▶ **Data extract**
● ● ● ● ●

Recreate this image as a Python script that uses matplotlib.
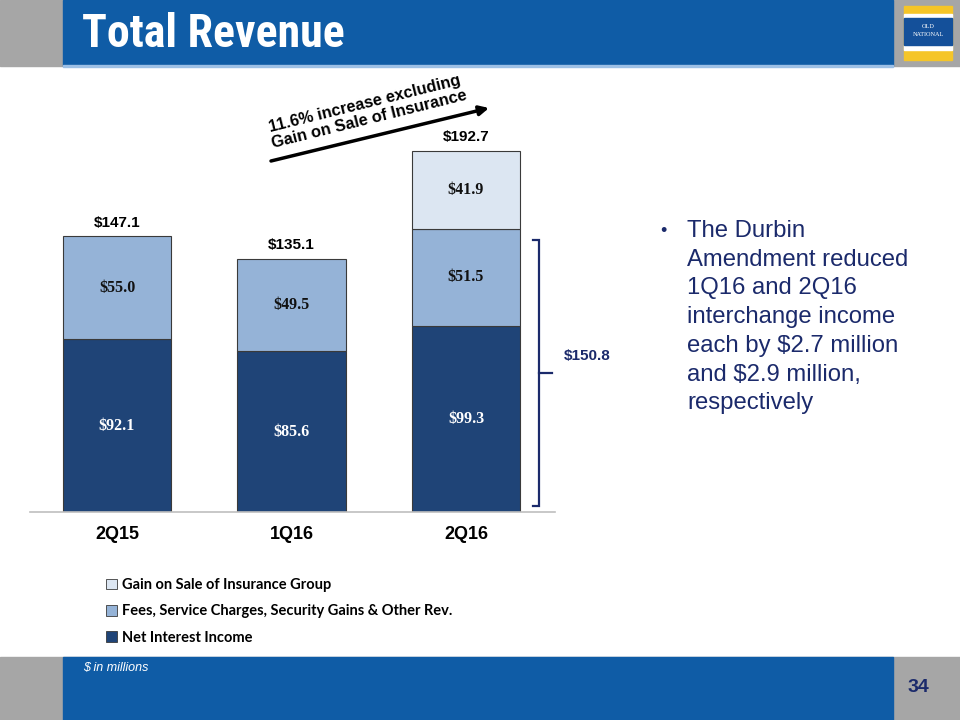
import matplotlib.pyplot as plt
from matplotlib import font_manager
from matplotlib.patches import Rectangle

quarters = ['2Q15', '1Q16', '2Q16']
net_interest = [92.1, 85.6, 99.3]
fees_other = [55.0, 49.5, 51.5]
gain_insurance = [0.0, 0.0, 41.9]
totals = [147.1, 135.1, 192.7]
legend_labels = ['Gain on Sale of Insurance Group',
                 'Fees, Service Charges, Security Gains & Other Rev.',
                 'Net Interest Income']
bullet_lines = ['The Durbin', 'Amendment reduced', '1Q16 and 2Q16',
                'interchange income', 'each by $2.7 million',
                'and $2.9 million,', 'respectively']

c_dark = '#1F4477'
c_mid = '#95B3D7'
c_light = '#DCE6F2'
c_edge = '#3a3a3a'
c_blue = '#0F5CA6'
c_gray = '#A6A6A6'
c_navy = '#1B2A6B'

# pick the narrowest bold face we can find for the slide title
prefs = ['Liberation Sans Narrow', 'Roboto Condensed', 'Open Sans Condensed',
         'Noto Sans', 'DejaVu Sans']
narrow = None
for p in prefs:
    for f in font_manager.fontManager.ttflist:
        is_bold = f.weight in ('bold', 700, 'heavy')
        is_narrow = ('Narrow' in f.name or 'Condensed' in f.name
                     or f.stretch in ('condensed', 'semi-condensed', 'extra-condensed'))
        if f.name.startswith(p) and is_bold and is_narrow:
            narrow = f.fname
            break
    if narrow:
        break

fig = plt.figure(figsize=(9.6, 7.2), dpi=100)

# background layer in pixel coordinates
bg = fig.add_axes([0, 0, 1, 1], zorder=0)
bg.set_xlim(0, 960)
bg.set_ylim(720, 0)
bg.axis('off')

# header
bg.add_patch(Rectangle((0, 0), 960, 66, color=c_gray))
bg.add_patch(Rectangle((63, 0), 830, 66, color=c_blue))
bg.add_patch(Rectangle((63, 65), 830, 1.5, color='#9DC0E6'))
if narrow:
    title_font = font_manager.FontProperties(fname=narrow, size=36)
else:
    title_font = font_manager.FontProperties(family='Liberation Sans', weight='bold', size=36)
title = bg.text(82, 34, 'Total Revenue', color='white', fontproperties=title_font,
                va='center', ha='left')
# shrink the title so it spans the same width as on the slide
r = fig.canvas.get_renderer()
tw = title.get_window_extent(r).width
title.set_fontsize(36 * 263 / tw)

# logo
bg.add_patch(Rectangle((904, 6), 48, 54, color='#F5C528'))
bg.add_patch(Rectangle((904, 14), 48, 4, color='white'))
bg.add_patch(Rectangle((904, 45), 48, 5, color='white'))
bg.add_patch(Rectangle((904, 18), 48, 27, color='#14509A'))
bg.text(928, 27, 'OLD', color='white', fontsize=4.5, family='Liberation Serif',
        ha='center', va='center')
bg.text(928, 35, 'NATIONAL', color='white', fontsize=4.5, family='Liberation Serif',
        ha='center', va='center')

# footer
bg.add_patch(Rectangle((0, 657), 960, 63, color=c_gray))
bg.add_patch(Rectangle((63, 657), 830, 63, color=c_blue))
bg.text(83, 668, '$ in millions', color='white', fontsize=9, style='italic',
        family='Liberation Sans', va='center', ha='left')
bg.text(918, 688, '34', color=c_navy, fontsize=14, fontweight='bold',
        family='Liberation Sans', va='center', ha='center')

# bullet text
bg.text(660, 231, '\u2022', color=c_navy, fontsize=13, family='Liberation Sans',
        va='center', ha='left')
for i, line in enumerate(bullet_lines):
    bg.text(687, 231 + i * 28.7, line, color=c_navy, fontsize=17.2,
            family='Liberation Sans', va='center', ha='left')

# arrow with rotated note
bg.annotate('', xy=(489, 108), xytext=(271, 161),
            arrowprops=dict(arrowstyle='-|>', color='black', lw=2.5,
                            mutation_scale=14, shrinkA=0, shrinkB=0))
bg.text(367, 112, '11.6% increase excluding\nGain on Sale of Insurance',
        rotation=14, rotation_mode='anchor', ha='center', va='center',
        multialignment='center', fontsize=11.8, fontweight='bold',
        family='Liberation Sans', linespacing=1.1)

# chart axes
ax = fig.add_axes([30 / 960, (720 - 512) / 720, 525 / 960, 432 / 720], zorder=1)
ax.patch.set_alpha(0)
x = list(range(len(quarters)))
w = 0.62
ax.bar(x, net_interest, w, color=c_dark, edgecolor=c_edge, linewidth=0.8)
ax.bar(x, fees_other, w, bottom=net_interest, color=c_mid,
       edgecolor=c_edge, linewidth=0.8)
base3 = [a + b for a, b in zip(net_interest, fees_other)]
gx = [i for i, g in enumerate(gain_insurance) if g > 0]
ax.bar(gx, [gain_insurance[i] for i in gx], w, bottom=[base3[i] for i in gx],
       color=c_light, edgecolor=c_edge, linewidth=0.8)

for i in x:
    ax.text(i, net_interest[i] / 2, f'${net_interest[i]:.1f}', color='white',
            ha='center', va='center', fontsize=11.5, fontweight='bold',
            family='Liberation Serif')
    ax.text(i, net_interest[i] + fees_other[i] / 2, f'${fees_other[i]:.1f}',
            color='#111111', ha='center', va='center', fontsize=11.5,
            fontweight='bold', family='Liberation Serif')
    if gain_insurance[i] > 0:
        ax.text(i, base3[i] + gain_insurance[i] / 2, f'${gain_insurance[i]:.1f}',
                color='#111111', ha='center', va='center', fontsize=11.5,
                fontweight='bold', family='Liberation Serif')
    ax.text(i, totals[i] + 3.5, f'${totals[i]:.1f}', ha='center', va='bottom',
            fontsize=11, fontweight='bold', family='Liberation Sans')

ax.set_xlim(-0.4986, 2.51)
ax.set_ylim(0, 230.3)
for s in ['top', 'right', 'left']:
    ax.spines[s].set_visible(False)
ax.spines['bottom'].set_color('#BFBFBF')
ax.spines['bottom'].set_linewidth(1.2)
ax.set_yticks([])
ax.set_xticks(x)
ax.set_xticklabels(quarters, fontsize=13, fontweight='bold', family='Liberation Sans')
ax.tick_params(axis='x', length=0, pad=10)

# bracket around NII + fees of last quarter
kept = base3[-1]
bx = 2.42
ax.plot([bx - 0.035, bx, bx, bx - 0.035], [145, 145, 3, 3], color=c_navy,
        lw=1.6, clip_on=False, solid_joinstyle='miter')
ax.plot([bx, bx + 0.07], [74, 74], color=c_navy, lw=1.6, clip_on=False)
ax.text(bx + 0.14, 83, f'${kept:.1f}', color=c_navy, fontsize=11,
        fontweight='bold', family='Liberation Sans', va='center', ha='left',
        clip_on=False)

# legend
handles = [Rectangle((0, 0), 1, 1, facecolor=c, edgecolor=c_edge, linewidth=0.6)
           for c in (c_light, c_mid, c_dark)]
fig.legend(handles, legend_labels, loc='upper left',
           bbox_to_anchor=(106 / 960, 1 - 578 / 720), frameon=False,
           handlelength=0.75, handleheight=0.75, handletextpad=0.35,
           labelspacing=0.85, borderaxespad=0, borderpad=0,
           prop={'family': ['Lato', 'DejaVu Sans'], 'weight': 'bold', 'size': 10.5})

fig.savefig('out.png', dpi=100)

● ● ● ● ●

▶ **What the exercise asks**
In the data above, please extract the lines from the first one through the line with "from matplotlib.patches import Rectangle", exactly, and keep pictures out.

▶ **Answer below**
Recreate this image as a Python script that uses matplotlib.
import matplotlib.pyplot as plt
from matplotlib import font_manager
from matplotlib.patches import Rectangle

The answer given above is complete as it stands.